Virginia Shooting: Vester Flanagan Had Been Asked To Seek Mental Treatment
Vester Flanagan, also known as 41-year-old Bryce Williams on air, shot two former coworkers at WDBJ7 in Moneta, Virginia, where he was fired from in February. Twenty-four-year-old TV reporter Alison Parker and photographer along with camerman Adam, 27, were killed during a live broadcast at 6:45 a.m. Following the incident, Flanagan turned the gun on himself and died from a self-inflicted gunshot wound at FairFax hospital, officials say.
Flanagan was reportedly ordered to seek mental health assistance or face termination from his past employer, with documents obtained by The Guardian stating that Flanagan had "behaved in a manner that has resulted in one or more of your co-workers feeling threatened or uncomfortable," according to the paper.
Then, following an initial warning to seek "employee assistance professionals" at a company called Health Advocate on July 30, 2012, Flanagan was again given one more chance to make it right on Christmas Eve that same year. He was fired just three months later, in which police had to escort him from the newsroom's building.
Mental Health issues in America: Statistics suggest that every year, about 42.5 million American adults (or 18.2 percent of the total adult population in the United States) suffer from some mental illness, ranging from such issues as bipolar disorder or depression to schizophrenia, with estimates released by the Substance Abuse and Mental Health Services Administration (SAMHSA), indicating that about 9.3 million adults or about 4 percent of Americans 18 and up experience "serious mental illness"--a condition that disrupts their day-to-day life, according to Newsweek.
Furthermore, some reports have suggested that viewing pictures or video from the shootings may have been especially disturbing and anxiety provoking.
Carolyn Levers-Landis, a clinical psychologist at Rainbow Babies and Children's Hospital in Cleaveland noted that even though people didn't experience face to face trauma of the incidence, seeing the social media from the unexpected violence and being powerless to stop it likely brought on an overwhelming sense of helplessness and even potentially depression, she told ABC News.
Flanagan's state of mental health: After fleeing the scene of the shooting, Flanagan began tweeting about racist comments he said Parker had allegedly made about him and that he had filed an Equal Employment Opportunity Commission report, among other things.

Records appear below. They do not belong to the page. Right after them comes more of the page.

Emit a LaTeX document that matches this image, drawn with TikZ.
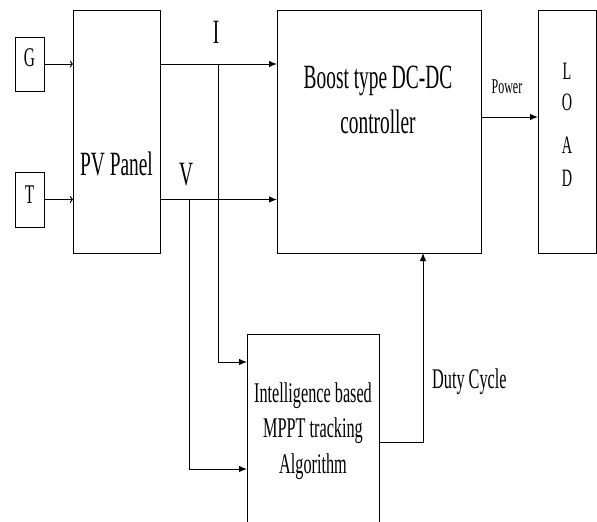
\documentclass[tikz,border=0pt]{standalone}
\usepackage{fontspec}
\setmainfont{Liberation Serif}[FakeStretch=0.57]
\usetikzlibrary{arrows.meta}
\begin{document}
\begin{tikzpicture}[x=1pt,y=-1pt,
  box/.style={draw,line width=1pt,inner sep=0pt,outer sep=0pt},
  conn/.style={line width=1pt},
  big/.style={conn,-{Latex[length=8pt,width=6.5pt]}},
  thin/.style={conn,-{To[length=3pt,width=7pt]}},
  txt/.style={anchor=base,inner sep=0pt}]
\clip (0,0) rectangle (597,522);
% boxes
\node[box,minimum width=29pt,minimum height=54pt] (G) at (29.5,64) {};
\node[box,minimum width=29pt,minimum height=55pt] (T) at (29.5,199.5) {};
\node[box,minimum width=87pt,minimum height=243pt] (PV) at (116.5,131.5) {};
\node[box,minimum width=204pt,minimum height=243pt] (DC) at (379,131.5) {};
\node[box,minimum width=58pt,minimum height=243pt] (LOAD) at (567,131.5) {};
\node[box,minimum width=132pt,minimum height=220pt] (MPPT) at (313,444) {};
% texts
\node[txt,font=\fontsize{27}{30}\selectfont] (tG) at (29.5,66) {G};
\node[txt,font=\fontsize{27}{30}\selectfont] (tT) at (29.5,203) {T};
\node[txt,font=\fontsize{34}{40}\selectfont] (tPV) at (116.5,175) {PV Panel};
\node[txt,font=\fontsize{34}{40}\selectfont] (tI) at (216,43) {I};
\node[txt,font=\fontsize{34}{40}\selectfont] (tV) at (186,185) {V};
\node[txt,font=\fontsize{34}{40}\selectfont] (tDC1) at (378,88) {Boost type DC-DC};
\node[txt,font=\fontsize{34}{40}\selectfont] (tDC2) at (378,133) {controller};
\node[txt,font=\fontsize{21}{24}\selectfont] (tPow) at (507,93) {Power};
\node[txt,font=\fontsize{25}{28}\selectfont] (tL) at (567,79) {L};
\node[txt,font=\fontsize{25}{28}\selectfont] (tO) at (567,110) {O};
\node[txt,font=\fontsize{25}{28}\selectfont] (tA) at (567,153) {A};
\node[txt,font=\fontsize{25}{28}\selectfont] (tD) at (567,186) {D};
\node[txt,font=\fontsize{28.5}{32}\selectfont] (tM1) at (313,402) {Intelligence based};
\node[txt,font=\fontsize{28.5}{32}\selectfont] (tM2) at (313,437) {MPPT tracking};
\node[txt,font=\fontsize{28.5}{32}\selectfont] (tM3) at (313,473) {Algorithm};
\node[txt,anchor=base west,font=\fontsize{28.5}{32}\selectfont] (tDuty) at (432,388) {Duty Cycle};
% junction coordinates
\coordinate (jI) at (218,362);
\coordinate (jV) at (189,469);
\coordinate (jD) at (423,442);
\coordinate (jP) at (510,117);
% connectors
\draw[thin] (G.east) -- (G.east -| PV.west);
\draw[thin] (T.east) -- (T.east -| PV.west);
\draw[big] (PV.east |- G) -- (DC.west |- G);
\draw[big] (PV.east |- T) -- (DC.west |- T);
\draw[big] (jI |- G) -- (jI) -- (jI -| MPPT.west);
\draw[big] (jV |- T) -- (jV) -- (jV -| MPPT.west);
\draw[big] (jD -| MPPT.east) -- (jD) -- (jD |- DC.south);
\draw[big] (jP -| DC.east) -- (jP -| LOAD.west);
\end{tikzpicture}
\end{document}
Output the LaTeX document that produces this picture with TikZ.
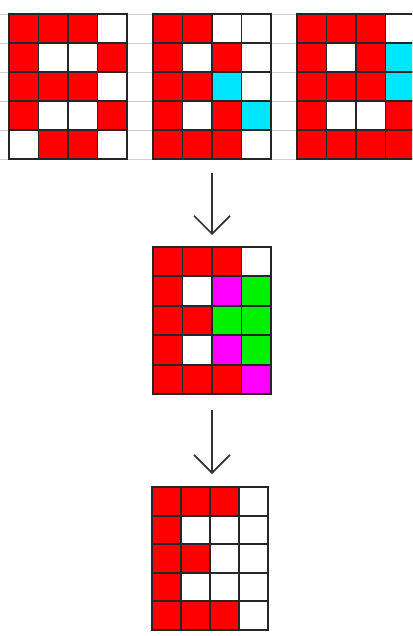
\documentclass[tikz,border=0pt]{standalone}
\usetikzlibrary{arrows.meta}
\definecolor{colR}{HTML}{FF0000}
\definecolor{colW}{HTML}{FFFFFF}
\definecolor{colC}{HTML}{00E6FF}
\definecolor{colG}{HTML}{00F000}
\definecolor{colM}{HTML}{FF00FF}
\tikzset{
  cell/.style={draw=black!85, line width=1.9pt, inner sep=0pt, outer sep=0pt, anchor=north west},
  gridbox/.style={inner sep=0pt, outer sep=0pt},
  faint/.style={draw=black!18, line width=0.6pt},
  arr/.style={draw=black!80, line width=1.7pt, -{Straight Barb[length=18pt,width=36pt,line width=1.7pt]}}
}
\newcommand\drawgrid[6]{%
  \foreach \row [count=\r] in {#6}{%
    \foreach \c [count=\k] in \row {%
      \node[cell, minimum width=#4pt, minimum height=#5pt, fill=col\c]
        (#1-\r-\k) at ({#2+(\k-1)*#4},{#3+(\r-1)*#5}) {};
    }%
  }%
  \node[gridbox, minimum width=4*#4pt, minimum height=5*#5pt] (#1) at ({#2+2*#4},{#3+2.5*#5}) {};
}
\begin{document}
\begin{tikzpicture}[x=1pt,y=-1pt]
  \useasboundingbox (0,0) rectangle (412,636);
  \clip (0,0) rectangle (412,636);
  \fill[white] (0,0) rectangle (412,636);
  \foreach \k in {0,...,5} \draw[faint] (0,{14+29*\k}) -- (412,{14+29*\k});
  \drawgrid{ga}{9}{14}{29.5}{29}{{R,R,R,W},{R,W,W,R},{R,R,R,W},{R,W,W,R},{W,R,R,W}}
  \drawgrid{gb}{153}{14}{29.5}{29}{{R,R,W,W},{R,W,R,W},{R,R,C,W},{R,W,R,C},{R,R,R,W}}
  \drawgrid{gc}{297}{14}{29.5}{29}{{R,R,R,W},{R,W,R,C},{R,R,R,C},{R,W,W,R},{R,R,R,R}}
  \drawgrid{gm}{153}{247}{29.5}{29.4}{{R,R,R,W},{R,W,M,G},{R,R,G,G},{R,W,M,G},{R,R,R,M}}
  \drawgrid{gr}{152}{487}{29}{28.6}{{R,R,R,W},{R,W,W,W},{R,R,W,W},{R,W,W,W},{R,R,R,W}}
  \draw[arr, shorten <=14pt, shorten >=12pt] (gb.south) -- (gm.north);
  \draw[arr, shorten <=16pt, shorten >=13pt] (gm.south) -- (gm.south |- gr.north);
\end{tikzpicture}
\end{document}
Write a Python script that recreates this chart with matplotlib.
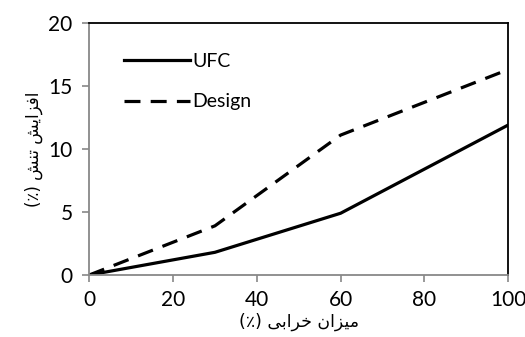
import numpy as np
import matplotlib
matplotlib.use("Agg")
import matplotlib.pyplot as plt

# data
damage = [0, 30, 60, 100]
ufc = [0, 1.8, 4.9, 11.9]
design = [0, 3.9, 11.1, 16.3]
xticks = [0, 20, 40, 60, 80, 100]
yticks = [0, 5, 10, 15, 20]

# Persian labels, pre-shaped (presentation forms) and in visual order,
# since matplotlib does no bidi/shaping on its own
xlabel = "(\u066a) " + "\ufef0\ufe91\ufe8d\ufeae\ufea7" + " " + "\ufee5\ufe8d\ufeb0\ufef4\ufee3"
ylabel = "(\u066a) " + "\ufeb6\ufee8\ufe97" + " " + "\ufeb6\ufef3\ufe8d\ufeb0\ufed3\ufe8d"

plt.rcParams['font.family'] = ['Lato', 'DejaVu Sans']

fig = plt.figure(figsize=(5.25, 3.37), dpi=100)
ax = fig.add_axes([0.170, 0.184, 0.798, 0.748])

ax.plot(damage, ufc, color='black', lw=2.3, label='UFC')
ax.plot(damage, design, color='black', lw=2.3, dashes=(5, 3.2), label='Design')

ax.set_xlim(0, 100)
ax.set_ylim(0, 20)
ax.set_xticks(xticks)
ax.set_yticks(yticks)
ax.tick_params(axis='both', labelsize=15, color='#888888', length=5, width=1.2, direction='out')
ax.tick_params(axis='x', pad=6)
ax.tick_params(axis='y', pad=7)

for s in ['left', 'bottom']:
    ax.spines[s].set_color('#888888')
    ax.spines[s].set_linewidth(1.3)
for s in ['top', 'right']:
    ax.spines[s].set_color('black')
    ax.spines[s].set_linewidth(1.3)

ax.set_xlabel(xlabel, fontsize=12.5, family='DejaVu Sans', labelpad=2)
ax.set_ylabel(ylabel, fontsize=12, family='DejaVu Sans', labelpad=4)

ax.legend(loc='upper left', bbox_to_anchor=(0.04, 0.95), frameon=False,
          fontsize=14, handlelength=3.4, handletextpad=0.15, labelspacing=1.2)

fig.savefig('out.png', dpi=100)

He also tweeted a 56-second video of the shooting, which was later deleted by the social media organization.
The psychiatrist-in-chief at Institute of Living at Hartford Hospital, Dr. Harold Schwartz, described Flanagan as insidiously dangerous. Dr. Schwartz had also sat on the state panel of the massacre at Sandy Hook Elementary School.
Flanagan had also received a number of grievances at work, ranging from sexual harassment, to bullying and even racial discrimination, wtnh reports.